The four – Niloufar Bayani, Sepideh Kashani, Taher Ghadirian, and Houman Jowkar – were part of a group from the Persian Wildlife Heritage Foundation (PWHF), an IUCN Member organisation, detained by Iran’s Islamic Revolutionary Guard Corps in January 2018, together with other conservationists. Additionally, Ghadirian and Jowkar are members of IUCN’s Species Survival Commission’s Cat Specialist Group, and Ghadirian is also a member of the SSC’s Bear Specialist Group.

Before their arrest, they were undertaking vital conservation work, including efforts to observe and track the Critically Endangered Asiatic Cheetah, which is thought only to remain in Iran.

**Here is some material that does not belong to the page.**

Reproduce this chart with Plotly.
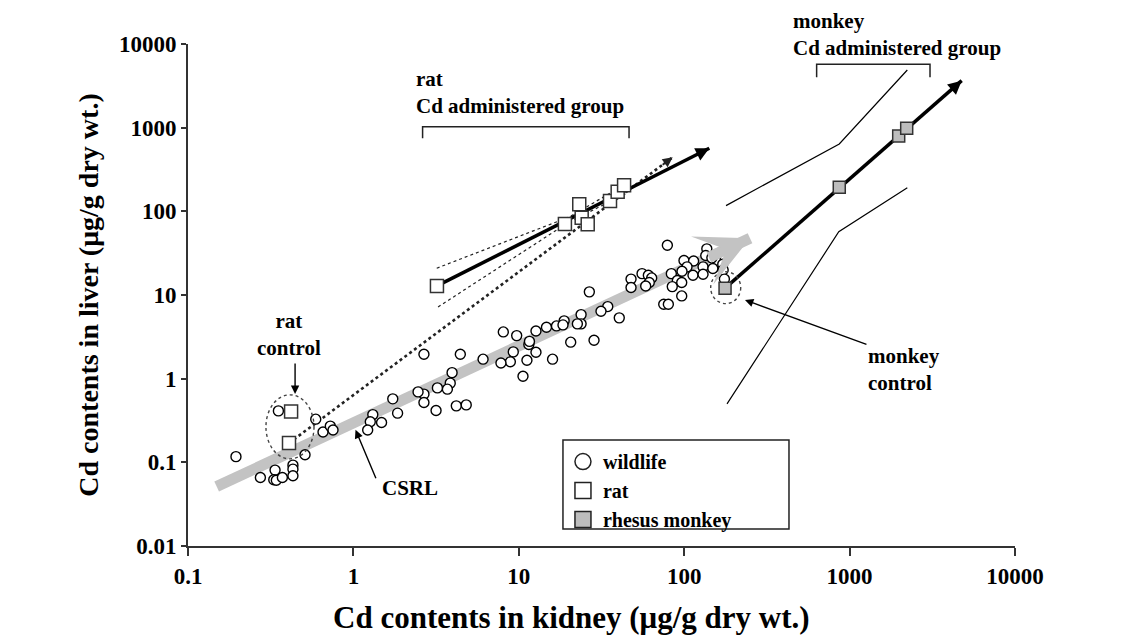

IUCN issued statements of solidarity with the imprisoned conservationists in 2018 and again in 2019 and 2023.

In 2000, IUCN’s Members approved a resolution at the IUCN World Conservation Congress defending the right of conservationists and environmentalists to undertake their work freely. That resolution recognised that “citizen organisations have an important role in making the public more aware of questions relating to environmental protection and ecologically sustainable development issues through activities such as education, training, and research.”

IUCN Director General, Dr Grethel Aguilar, said: “The release of these women and men who have dedicated themselves to nature is excellent news. Environmental practitioners cannot be criminalised for carrying out key conservation work at this crucial time when we humans need to unite to overcome the loss of nature. IUCN continues to stand in solidarity with them and their families.”

IUCN – which is made up of 1,400 Member organisations from 160 countries – will continue speaking out to support the critical work that conservationists undertake and defending their ability to do so without fear of prosecution or persecution.